In the covariance matrix,

  • \(\rho_{b_0,b_1}\) is the correlation between \(b_0\) and \(b_1\)
  • \(\rho_{b_0,b_1}\sigma_{b_0}\sigma_{b_1}\) is the covariance between \(b_0\) and \(b_1\)

Interpretation

A covariance matrix with non-zero covariance describes dependence between the \(b\)s, which can tell us both the strength of the relation between pairs of parameters and the variance structure.

Correlated intercept and slope hierarchy

So far what we have done

What we can do now !

Combining different types of hierarchy

With what we learned so far, it is possible to build more complex model by combining the building blocks we went over in the last few hours.

The best way to do this is to immerse ourselve into a particular problem.

So, in the next slides we will discuss about the pumpkinseed (Lepomis gibbosus)

Combining different types of hierarchy

Fictive context

Pumpkinseed (Lepomis gibbosus) growth has been studied in 15 lakes of Estrie during the famous ichthyology course given at Université de Sherbrooke in the past 30 years.

During these ichthyology courses, fish are sampled, measured and tag in all 15 lakes and every year fish are recaptured by students and remeasured. So far, there has been 10 teaching assistants showing there own specific way to measure Pumpkinseed, with, albeit, uneven levels of precision.

Your superviser thinks that Pumpkinseed growth is influenced by water temperature, which has also been sampled every time fish were measured.

After 30 years of data gathering, 123 fish have been sampled during 17 consecutive years.

Pumpkinseed growth example

Question

Is the growth of Pumpkinseed influenced by water temperature?

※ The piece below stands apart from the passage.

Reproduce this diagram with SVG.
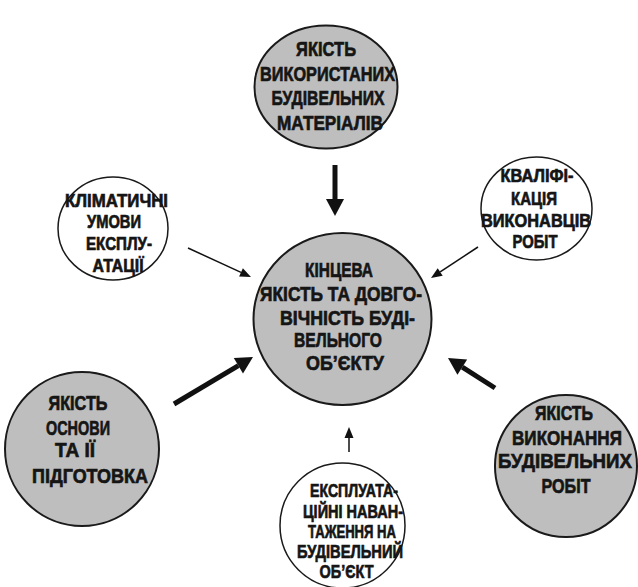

Try to build the model that best answer this question

To have the most precise model, we need to account for lakes area and depth as well as control for the temperature variation in between lakes and for divergences in sampling measurements of each year (wink, wink… teachers assistant may have an influence here as well).